EXERCISE OBJECTIVE: Without the pictures, return exactly the lines from the one with "Write the Bokeh code for this chart." through the one with "from bokeh.resources import INLINE". Both end lines belong in the copy.

++++ SUPPLIED ENTRIES ++++

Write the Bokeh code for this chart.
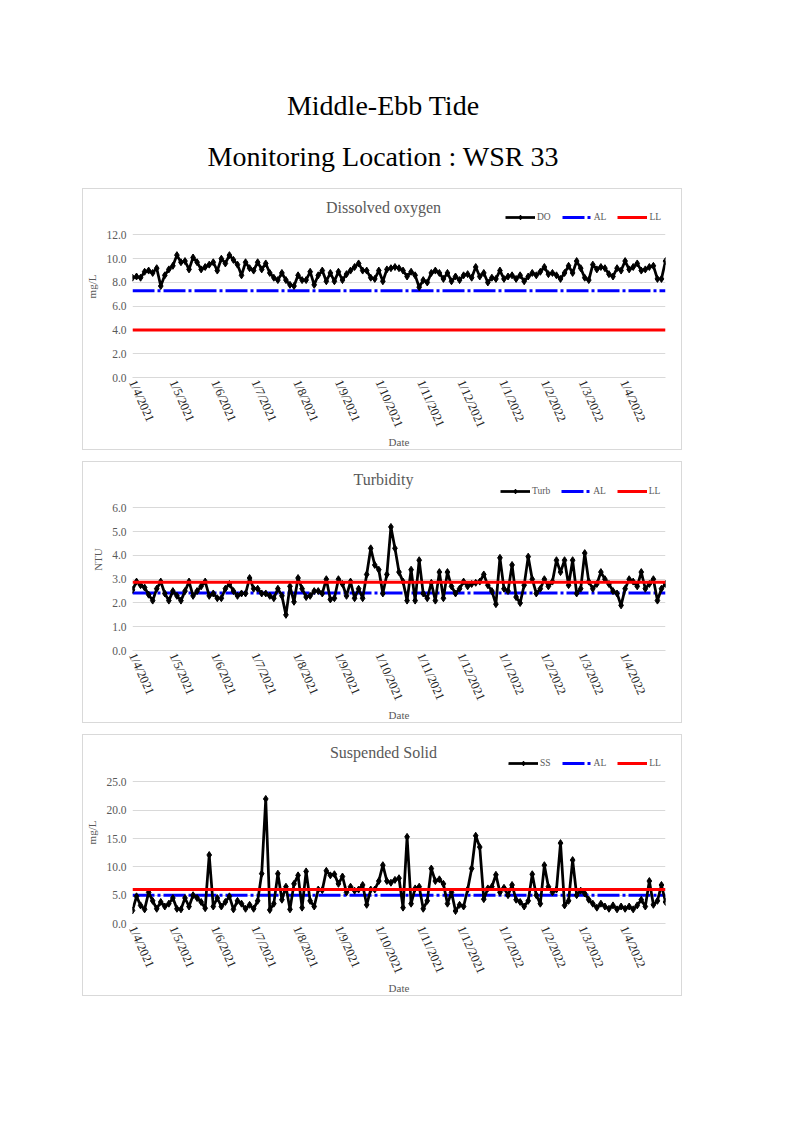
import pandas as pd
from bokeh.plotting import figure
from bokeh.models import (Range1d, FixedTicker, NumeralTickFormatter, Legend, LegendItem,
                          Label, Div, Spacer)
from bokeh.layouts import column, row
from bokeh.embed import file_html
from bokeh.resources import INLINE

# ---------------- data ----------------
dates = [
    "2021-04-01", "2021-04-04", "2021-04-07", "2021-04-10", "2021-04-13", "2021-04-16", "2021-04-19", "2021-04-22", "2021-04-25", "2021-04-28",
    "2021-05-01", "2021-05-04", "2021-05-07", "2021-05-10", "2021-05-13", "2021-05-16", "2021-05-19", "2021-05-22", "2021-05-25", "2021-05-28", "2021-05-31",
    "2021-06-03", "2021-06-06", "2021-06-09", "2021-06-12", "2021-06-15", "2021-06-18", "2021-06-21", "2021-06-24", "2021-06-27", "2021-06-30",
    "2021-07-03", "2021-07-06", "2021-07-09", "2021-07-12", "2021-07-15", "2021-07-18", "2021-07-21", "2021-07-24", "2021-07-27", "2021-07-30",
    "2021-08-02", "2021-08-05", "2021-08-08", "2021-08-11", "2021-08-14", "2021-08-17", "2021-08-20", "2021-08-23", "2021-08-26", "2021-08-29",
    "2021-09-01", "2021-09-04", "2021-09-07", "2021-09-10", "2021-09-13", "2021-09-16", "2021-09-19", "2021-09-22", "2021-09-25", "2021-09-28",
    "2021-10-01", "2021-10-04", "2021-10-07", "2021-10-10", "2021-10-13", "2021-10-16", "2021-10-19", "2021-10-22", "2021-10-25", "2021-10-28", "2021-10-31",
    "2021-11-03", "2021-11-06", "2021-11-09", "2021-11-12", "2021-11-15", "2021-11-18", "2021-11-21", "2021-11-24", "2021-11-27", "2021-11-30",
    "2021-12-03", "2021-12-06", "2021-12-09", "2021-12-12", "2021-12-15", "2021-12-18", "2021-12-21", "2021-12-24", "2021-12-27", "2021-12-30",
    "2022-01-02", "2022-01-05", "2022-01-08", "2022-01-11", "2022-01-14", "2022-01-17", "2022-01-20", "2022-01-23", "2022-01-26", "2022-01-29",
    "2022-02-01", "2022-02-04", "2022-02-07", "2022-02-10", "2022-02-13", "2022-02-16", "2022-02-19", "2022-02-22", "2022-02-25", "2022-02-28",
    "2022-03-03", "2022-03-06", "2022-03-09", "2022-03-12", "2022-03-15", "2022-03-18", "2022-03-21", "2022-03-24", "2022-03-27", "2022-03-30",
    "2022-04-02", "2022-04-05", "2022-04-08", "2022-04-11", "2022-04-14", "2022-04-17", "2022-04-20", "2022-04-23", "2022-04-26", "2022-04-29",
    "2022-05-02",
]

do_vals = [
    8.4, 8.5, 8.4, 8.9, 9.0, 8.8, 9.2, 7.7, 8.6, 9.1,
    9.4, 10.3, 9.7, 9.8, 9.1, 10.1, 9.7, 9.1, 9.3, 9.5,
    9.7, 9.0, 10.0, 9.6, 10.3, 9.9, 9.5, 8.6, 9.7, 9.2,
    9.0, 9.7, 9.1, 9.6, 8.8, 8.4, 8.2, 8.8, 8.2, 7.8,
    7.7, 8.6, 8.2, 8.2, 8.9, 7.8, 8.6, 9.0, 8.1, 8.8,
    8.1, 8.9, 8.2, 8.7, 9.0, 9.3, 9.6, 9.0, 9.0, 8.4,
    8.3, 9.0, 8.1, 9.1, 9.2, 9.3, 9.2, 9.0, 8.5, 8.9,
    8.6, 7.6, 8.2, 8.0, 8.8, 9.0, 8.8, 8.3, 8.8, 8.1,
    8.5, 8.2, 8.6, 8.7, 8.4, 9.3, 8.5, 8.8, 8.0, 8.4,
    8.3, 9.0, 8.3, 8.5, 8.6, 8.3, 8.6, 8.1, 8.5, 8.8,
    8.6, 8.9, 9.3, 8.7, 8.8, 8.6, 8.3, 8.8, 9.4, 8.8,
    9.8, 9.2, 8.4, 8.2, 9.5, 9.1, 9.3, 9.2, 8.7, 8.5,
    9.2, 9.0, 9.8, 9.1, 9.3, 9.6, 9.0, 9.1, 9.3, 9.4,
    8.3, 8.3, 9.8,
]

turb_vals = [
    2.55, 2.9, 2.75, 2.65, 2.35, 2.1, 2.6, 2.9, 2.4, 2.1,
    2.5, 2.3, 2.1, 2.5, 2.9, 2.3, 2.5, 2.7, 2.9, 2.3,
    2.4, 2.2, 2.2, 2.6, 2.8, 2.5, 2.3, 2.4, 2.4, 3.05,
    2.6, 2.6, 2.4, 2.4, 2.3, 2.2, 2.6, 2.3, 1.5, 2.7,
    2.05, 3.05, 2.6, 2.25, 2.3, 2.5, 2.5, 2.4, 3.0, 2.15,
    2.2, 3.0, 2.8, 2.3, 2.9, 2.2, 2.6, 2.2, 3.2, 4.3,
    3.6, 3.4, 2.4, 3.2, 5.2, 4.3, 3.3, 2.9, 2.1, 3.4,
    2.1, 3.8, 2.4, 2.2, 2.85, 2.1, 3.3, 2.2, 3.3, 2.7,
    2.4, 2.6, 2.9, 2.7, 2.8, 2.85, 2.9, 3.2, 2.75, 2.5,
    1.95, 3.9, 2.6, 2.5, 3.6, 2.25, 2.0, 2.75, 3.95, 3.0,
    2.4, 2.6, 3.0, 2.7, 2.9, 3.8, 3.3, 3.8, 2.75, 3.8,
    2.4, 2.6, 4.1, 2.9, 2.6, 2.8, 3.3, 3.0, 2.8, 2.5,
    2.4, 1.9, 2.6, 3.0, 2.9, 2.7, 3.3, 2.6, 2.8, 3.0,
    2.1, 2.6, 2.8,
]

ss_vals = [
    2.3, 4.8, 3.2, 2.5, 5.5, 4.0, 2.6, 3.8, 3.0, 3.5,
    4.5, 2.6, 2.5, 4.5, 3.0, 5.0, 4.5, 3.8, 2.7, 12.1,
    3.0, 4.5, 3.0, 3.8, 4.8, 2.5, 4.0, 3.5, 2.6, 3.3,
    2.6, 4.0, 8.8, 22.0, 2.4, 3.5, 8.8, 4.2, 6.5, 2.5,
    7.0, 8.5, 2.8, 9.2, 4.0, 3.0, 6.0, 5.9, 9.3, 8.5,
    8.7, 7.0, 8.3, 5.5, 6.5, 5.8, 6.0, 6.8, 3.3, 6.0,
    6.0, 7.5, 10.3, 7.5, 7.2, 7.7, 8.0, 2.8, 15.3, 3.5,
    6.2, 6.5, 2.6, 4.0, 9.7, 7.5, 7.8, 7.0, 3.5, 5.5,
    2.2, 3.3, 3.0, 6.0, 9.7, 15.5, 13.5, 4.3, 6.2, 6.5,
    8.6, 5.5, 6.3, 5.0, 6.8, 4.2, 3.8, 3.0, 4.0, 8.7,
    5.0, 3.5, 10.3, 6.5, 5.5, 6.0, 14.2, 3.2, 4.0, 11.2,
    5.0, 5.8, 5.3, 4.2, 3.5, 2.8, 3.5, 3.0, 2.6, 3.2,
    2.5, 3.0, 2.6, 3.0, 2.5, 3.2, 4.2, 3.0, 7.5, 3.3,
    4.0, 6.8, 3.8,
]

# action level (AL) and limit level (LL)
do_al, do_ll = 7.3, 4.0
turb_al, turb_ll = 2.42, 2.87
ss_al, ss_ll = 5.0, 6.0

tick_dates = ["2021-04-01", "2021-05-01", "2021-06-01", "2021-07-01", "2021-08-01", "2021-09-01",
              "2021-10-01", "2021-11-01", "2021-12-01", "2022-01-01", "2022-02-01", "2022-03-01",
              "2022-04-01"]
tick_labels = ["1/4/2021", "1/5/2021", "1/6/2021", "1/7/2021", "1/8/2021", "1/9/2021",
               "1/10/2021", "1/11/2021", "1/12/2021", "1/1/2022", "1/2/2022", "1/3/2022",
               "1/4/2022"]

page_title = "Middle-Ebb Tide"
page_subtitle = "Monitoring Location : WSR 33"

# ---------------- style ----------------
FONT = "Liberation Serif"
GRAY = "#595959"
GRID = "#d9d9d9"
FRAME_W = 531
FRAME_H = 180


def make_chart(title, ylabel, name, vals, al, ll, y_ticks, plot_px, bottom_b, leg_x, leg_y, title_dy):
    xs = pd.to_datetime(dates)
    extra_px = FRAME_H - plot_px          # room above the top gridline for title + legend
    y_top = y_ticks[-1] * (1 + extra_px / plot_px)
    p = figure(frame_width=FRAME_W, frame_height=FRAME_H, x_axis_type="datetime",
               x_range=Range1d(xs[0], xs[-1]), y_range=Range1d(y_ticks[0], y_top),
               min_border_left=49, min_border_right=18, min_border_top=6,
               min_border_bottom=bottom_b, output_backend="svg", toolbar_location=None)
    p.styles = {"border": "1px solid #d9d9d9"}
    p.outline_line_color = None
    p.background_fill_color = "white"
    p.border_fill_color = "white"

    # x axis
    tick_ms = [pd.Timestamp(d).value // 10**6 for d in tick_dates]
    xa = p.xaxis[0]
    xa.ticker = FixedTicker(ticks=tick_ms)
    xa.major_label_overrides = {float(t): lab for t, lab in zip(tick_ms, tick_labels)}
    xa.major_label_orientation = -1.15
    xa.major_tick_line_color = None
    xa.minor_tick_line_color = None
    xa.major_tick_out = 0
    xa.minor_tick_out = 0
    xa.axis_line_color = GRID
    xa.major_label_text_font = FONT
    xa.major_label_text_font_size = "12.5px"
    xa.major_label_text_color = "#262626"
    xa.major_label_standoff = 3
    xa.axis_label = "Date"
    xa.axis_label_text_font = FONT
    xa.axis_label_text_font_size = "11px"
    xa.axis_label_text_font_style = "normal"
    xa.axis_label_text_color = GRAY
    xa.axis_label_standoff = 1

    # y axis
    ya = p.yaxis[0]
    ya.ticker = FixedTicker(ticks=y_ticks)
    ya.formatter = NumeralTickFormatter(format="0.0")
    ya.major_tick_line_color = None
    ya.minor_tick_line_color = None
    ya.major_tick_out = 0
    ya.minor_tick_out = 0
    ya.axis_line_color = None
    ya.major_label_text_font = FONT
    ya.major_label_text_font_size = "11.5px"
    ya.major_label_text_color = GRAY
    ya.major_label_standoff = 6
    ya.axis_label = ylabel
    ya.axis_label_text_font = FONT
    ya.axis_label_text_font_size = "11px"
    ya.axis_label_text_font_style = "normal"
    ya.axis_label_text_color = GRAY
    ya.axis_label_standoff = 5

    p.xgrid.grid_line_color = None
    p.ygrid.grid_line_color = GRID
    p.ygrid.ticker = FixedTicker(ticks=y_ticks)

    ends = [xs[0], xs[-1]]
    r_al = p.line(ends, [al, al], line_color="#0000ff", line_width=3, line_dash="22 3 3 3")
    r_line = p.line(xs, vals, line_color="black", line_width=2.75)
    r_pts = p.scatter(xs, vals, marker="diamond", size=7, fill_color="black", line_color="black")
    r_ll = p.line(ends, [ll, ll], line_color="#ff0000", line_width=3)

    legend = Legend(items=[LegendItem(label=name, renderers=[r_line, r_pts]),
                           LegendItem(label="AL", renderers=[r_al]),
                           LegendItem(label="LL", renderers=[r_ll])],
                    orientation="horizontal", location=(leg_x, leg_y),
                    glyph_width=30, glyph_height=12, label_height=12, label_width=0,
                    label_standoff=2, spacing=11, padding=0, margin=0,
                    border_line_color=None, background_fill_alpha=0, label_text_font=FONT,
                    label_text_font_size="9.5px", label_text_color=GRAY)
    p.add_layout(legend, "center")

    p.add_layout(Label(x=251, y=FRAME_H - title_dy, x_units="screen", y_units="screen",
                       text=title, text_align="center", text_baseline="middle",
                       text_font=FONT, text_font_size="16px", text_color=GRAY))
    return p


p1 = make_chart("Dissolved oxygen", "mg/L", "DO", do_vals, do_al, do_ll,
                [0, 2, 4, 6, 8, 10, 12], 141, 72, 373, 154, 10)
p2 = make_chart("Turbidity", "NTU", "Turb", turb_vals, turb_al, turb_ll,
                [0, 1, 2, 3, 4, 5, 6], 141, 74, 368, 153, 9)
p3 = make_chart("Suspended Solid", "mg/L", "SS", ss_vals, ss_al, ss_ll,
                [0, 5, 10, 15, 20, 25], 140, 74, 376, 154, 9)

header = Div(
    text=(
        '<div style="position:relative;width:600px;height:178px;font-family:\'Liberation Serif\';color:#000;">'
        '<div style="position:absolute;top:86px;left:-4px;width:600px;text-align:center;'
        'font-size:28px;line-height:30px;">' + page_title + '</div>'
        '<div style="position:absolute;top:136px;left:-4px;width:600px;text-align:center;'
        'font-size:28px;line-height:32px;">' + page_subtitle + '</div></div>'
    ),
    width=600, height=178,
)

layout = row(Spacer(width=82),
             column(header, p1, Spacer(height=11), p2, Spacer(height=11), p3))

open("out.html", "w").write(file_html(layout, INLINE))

++++
++++ SUPPLIED ENTRIES ++++

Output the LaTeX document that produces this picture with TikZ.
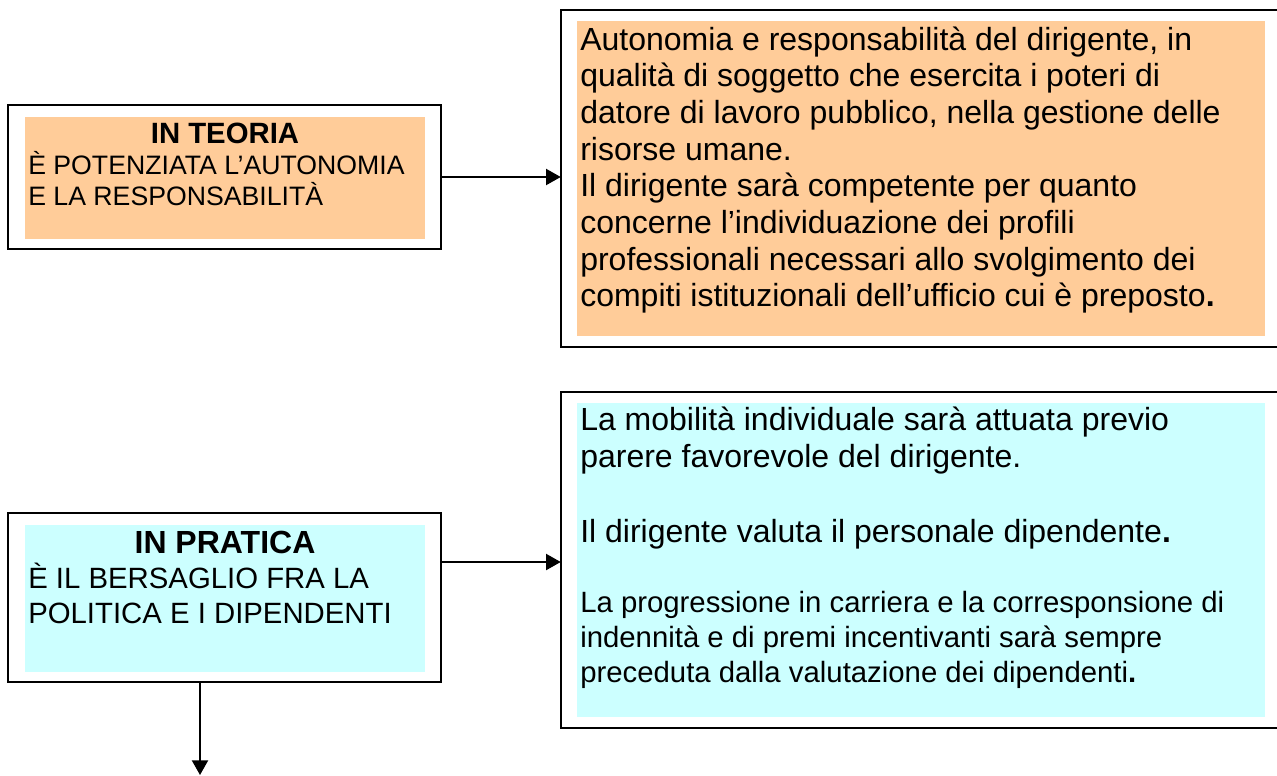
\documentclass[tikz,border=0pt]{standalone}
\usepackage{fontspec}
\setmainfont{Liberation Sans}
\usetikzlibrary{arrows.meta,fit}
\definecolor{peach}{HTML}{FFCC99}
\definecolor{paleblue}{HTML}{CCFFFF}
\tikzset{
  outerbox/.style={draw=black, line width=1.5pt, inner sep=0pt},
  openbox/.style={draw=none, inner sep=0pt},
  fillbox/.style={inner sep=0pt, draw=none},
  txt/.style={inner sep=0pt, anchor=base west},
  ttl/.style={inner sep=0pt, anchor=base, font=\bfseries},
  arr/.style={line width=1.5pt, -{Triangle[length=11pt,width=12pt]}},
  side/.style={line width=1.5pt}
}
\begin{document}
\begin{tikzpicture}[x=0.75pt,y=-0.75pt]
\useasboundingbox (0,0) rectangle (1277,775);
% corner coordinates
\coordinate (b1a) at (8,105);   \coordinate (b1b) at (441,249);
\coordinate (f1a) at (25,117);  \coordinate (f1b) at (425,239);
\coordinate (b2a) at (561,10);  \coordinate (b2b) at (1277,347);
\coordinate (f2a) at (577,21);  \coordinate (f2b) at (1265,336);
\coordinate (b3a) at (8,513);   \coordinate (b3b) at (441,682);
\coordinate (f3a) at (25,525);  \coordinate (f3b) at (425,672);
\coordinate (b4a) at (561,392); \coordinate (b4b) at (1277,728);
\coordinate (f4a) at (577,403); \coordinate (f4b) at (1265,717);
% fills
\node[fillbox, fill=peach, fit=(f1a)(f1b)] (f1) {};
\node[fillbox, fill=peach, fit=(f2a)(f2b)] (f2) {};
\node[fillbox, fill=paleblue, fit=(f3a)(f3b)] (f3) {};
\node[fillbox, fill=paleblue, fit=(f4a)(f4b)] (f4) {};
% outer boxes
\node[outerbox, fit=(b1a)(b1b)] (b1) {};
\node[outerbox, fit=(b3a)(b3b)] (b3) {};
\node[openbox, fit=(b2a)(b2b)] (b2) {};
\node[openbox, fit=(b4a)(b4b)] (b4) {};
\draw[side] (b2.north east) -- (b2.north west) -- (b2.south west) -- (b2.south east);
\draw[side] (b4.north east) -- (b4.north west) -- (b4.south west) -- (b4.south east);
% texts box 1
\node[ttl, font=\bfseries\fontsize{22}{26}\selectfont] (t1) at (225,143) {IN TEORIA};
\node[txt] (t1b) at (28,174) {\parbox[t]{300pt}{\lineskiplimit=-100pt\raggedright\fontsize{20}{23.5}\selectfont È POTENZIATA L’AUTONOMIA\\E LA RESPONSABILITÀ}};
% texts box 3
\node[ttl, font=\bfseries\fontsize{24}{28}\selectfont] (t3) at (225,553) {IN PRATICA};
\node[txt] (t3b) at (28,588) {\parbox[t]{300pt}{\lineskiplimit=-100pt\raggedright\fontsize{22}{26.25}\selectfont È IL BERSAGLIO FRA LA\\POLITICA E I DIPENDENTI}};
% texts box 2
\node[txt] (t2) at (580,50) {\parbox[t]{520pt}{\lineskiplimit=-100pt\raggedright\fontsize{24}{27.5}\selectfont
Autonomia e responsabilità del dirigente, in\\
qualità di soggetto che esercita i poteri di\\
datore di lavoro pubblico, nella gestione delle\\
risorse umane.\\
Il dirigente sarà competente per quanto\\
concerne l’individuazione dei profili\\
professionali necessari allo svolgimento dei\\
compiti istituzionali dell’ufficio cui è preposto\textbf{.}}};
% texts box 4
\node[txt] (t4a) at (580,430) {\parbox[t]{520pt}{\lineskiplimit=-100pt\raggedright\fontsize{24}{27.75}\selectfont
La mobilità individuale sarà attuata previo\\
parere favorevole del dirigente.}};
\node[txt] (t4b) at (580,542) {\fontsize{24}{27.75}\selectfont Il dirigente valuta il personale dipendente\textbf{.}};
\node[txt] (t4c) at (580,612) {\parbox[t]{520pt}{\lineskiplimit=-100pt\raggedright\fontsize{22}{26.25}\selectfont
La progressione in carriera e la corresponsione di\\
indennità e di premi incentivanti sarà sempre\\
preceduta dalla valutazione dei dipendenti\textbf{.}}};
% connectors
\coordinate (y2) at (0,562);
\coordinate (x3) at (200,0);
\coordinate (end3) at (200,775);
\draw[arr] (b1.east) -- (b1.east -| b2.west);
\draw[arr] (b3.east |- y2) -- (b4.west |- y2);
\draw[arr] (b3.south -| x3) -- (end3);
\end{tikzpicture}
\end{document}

++++

FINISHED TASK:
Write the Bokeh code for this chart.
import pandas as pd
from bokeh.plotting import figure
from bokeh.models import (Range1d, FixedTicker, NumeralTickFormatter, Legend, LegendItem,
                          Label, Div, Spacer)
from bokeh.layouts import column, row
from bokeh.embed import file_html
from bokeh.resources import INLINE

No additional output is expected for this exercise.